Se mêla alors à la conversation Léos Carax qui parla de ce qui abîmait l’Être : la notoriété, la célébrité. Le cinéaste rapporta ce que lui dit un jour Jean-Luc Godard qui se souvenait lui-même d’une pensée de Balzac dans «Illusions perdues» : «La gloire est le soleil des morts».
Et ce n’était pas fini ! Voilà Elias Canetti en personne qui arriva pour rajouter son grain de sel avec ses «Divagations» : «Dès que leurs noms sont célèbres, ceux qui les portent devraient les mettre en pièces». Et le sage Tchouang-Tseu fit écho à l’improviste sur le chemin d’une Ethique à suivre : «Il n’adhère à aucune école, et pourtant il ne rejette pas une pensée parce qu’elle provient d’un autre».
Les voilà tous !… Ils croisèrent cet énigmatique Helvète qui se nomme Robert Walser. En voilà un qui ne chercha rien d’autre que de demeurer dans l’obscurité : «Que je suis heureux de n’apercevoir en moi rien qui soit digne d’attention et de respect ! Être petit et le rester. Une main, une circonstance, une vague me saisirait-elle pour me transporter vers les régions supérieures où règne Puissance et Influence, je détruirais les circonstances qui m’ont élu et me jetterais moi-même dans les profondeurs de l’obscurité insignifiante. Je ne puis respirer que dans les régions inférieures».
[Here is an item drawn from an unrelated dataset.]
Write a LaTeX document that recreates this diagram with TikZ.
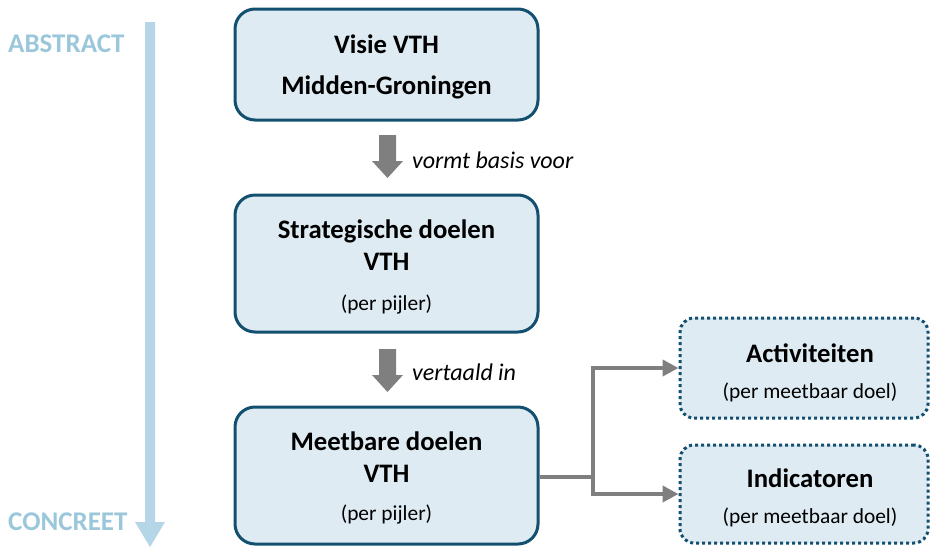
\documentclass[tikz,border=0pt]{standalone}
\usepackage{fontspec}
\setmainfont{Carlito}
\usetikzlibrary{arrows.meta}
\definecolor{boxfill}{HTML}{DEEBF3}
\definecolor{boxline}{HTML}{134F6F}
\definecolor{axisblue}{HTML}{B5D6E6}
\definecolor{axistext}{HTML}{9BC7DB}
\definecolor{arrowgray}{HTML}{7F7F7F}
\tikzset{
  mainbox/.style={draw=boxline, fill=boxfill, line width=3pt, rounded corners=20pt, inner sep=0pt},
  dotbox/.style={draw=boxline, fill=boxfill, line width=3pt, rounded corners=14pt, dash pattern=on 3pt off 3pt, inner sep=0pt},
  titletext/.style={font=\fontsize{26.7}{30}\selectfont\bfseries, anchor=base, inner sep=0pt},
  subtext/.style={font=\fontsize{21.4}{24}\selectfont, anchor=base, inner sep=0pt},
  labeltext/.style={font=\fontsize{24}{28}\selectfont\itshape, anchor=base west, inner sep=0pt},
  axislabel/.style={font=\fontsize{27}{30}\selectfont\bfseries, text=axistext, anchor=base west, inner sep=0pt},
  conn/.style={draw=arrowgray, line width=4pt, -{Triangle[length=16pt,width=16pt]}},
  blockarrow/.style={fill=arrowgray},
}
\begin{document}
\begin{tikzpicture}[x=1pt,y=-1pt]
\useasboundingbox (0,0) rectangle (930,547);

% abstract-concrete axis
\coordinate (axtop) at (150,22);
\coordinate (axbot) at (150,547);
\fill[axisblue] ([xshift=-5pt]axtop) -- ([xshift=5pt]axtop) -- ([xshift=5pt,yshift=25pt]axbot)
  -- ([xshift=15pt,yshift=25pt]axbot) -- (axbot) -- ([xshift=-15pt,yshift=25pt]axbot)
  -- ([xshift=-5pt,yshift=25pt]axbot) -- cycle;
\node[axislabel] (abstract) at (8,52) {ABSTRACT};
\node[axislabel] (concreet) at (8,530) {CONCREET};

% main boxes
\node[mainbox, minimum width=303pt, minimum height=111pt] (b1) at (386.5,64.5) {};
\node[mainbox, minimum width=303pt, minimum height=137pt] (b2) at (386.5,263.5) {};
\node[mainbox, minimum width=303pt, minimum height=137pt] (b3) at (386.5,475.5) {};

\node[titletext] (b1a) at (386.5,53) {Visie VTH};
\node[titletext] (b1b) at (386.5,94) {Midden-Groningen};

\node[titletext] (b2a) at (386.5,238) {Strategische doelen};
\node[titletext] (b2b) at (386.5,270) {VTH};
\node[subtext] (b2c) at (386.5,310) {(per pijler)};

\node[titletext] (b3a) at (386.5,450) {Meetbare doelen};
\node[titletext] (b3b) at (386.5,482) {VTH};
\node[subtext] (b3c) at (386.5,520) {(per pijler)};

% dotted boxes
\node[dotbox, minimum width=248pt, minimum height=100pt] (b4) at (804,368) {};
\node[dotbox, minimum width=248pt, minimum height=98pt] (b5) at (804,494) {};
\node[titletext] (b4a) at (810,362) {Activiteiten};
\node[subtext] (b4b) at (810,398) {(per meetbaar doel)};
\node[titletext] (b5a) at (810,487) {Indicatoren};
\node[subtext] (b5b) at (810,523) {(per meetbaar doel)};

% block arrows between main boxes
\coordinate (ar1) at (387.5,135);
\coordinate (ar2) at (387.5,349);
\foreach \a in {ar1,ar2}{
  \fill[blockarrow] ([xshift=-8.5pt]\a) -- ([xshift=8.5pt]\a) -- ([xshift=8.5pt,yshift=-26pt]\a)
    -- ([xshift=15.5pt,yshift=-26pt]\a) -- ([yshift=-43pt]\a) -- ([xshift=-15.5pt,yshift=-26pt]\a)
    -- ([xshift=-8.5pt,yshift=-26pt]\a) -- cycle;
}
\node[labeltext] (l1) at (412,168) {vormt basis voor};
\node[labeltext] (l2) at (412,380) {vertaald in};

% connectors
\coordinate (split) at (593,477);
\draw[draw=arrowgray, line width=4pt] (b3.east |- split) -- (split);
\draw[conn] (split) |- (b4.west);
\draw[conn] (split) |- (b5.west);
\end{tikzpicture}
\end{document}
Et ce toujours unique Robert Walser eut tout juste le temps de leur lancer ces mots pour louer son commerce de petites proses. «Messieurs, il me plaît de comparer mes petites proses à de petites danseuses qui dansent jusqu’à ce qu’elles soient totalement usées et s’écroulent de fatigue».
Sur le même chemin, BiBi le Colporteur stoppa sa marche, posa son sac à dos rempli de livres et de revues. S’imposa en lui cette pensée, ce souhait… en écho de l’intraitable Robert : «Puissent les petites proses portées et rapportées ici réveiller tout lecteur et le faire – à nouveau – danser sur le chemin».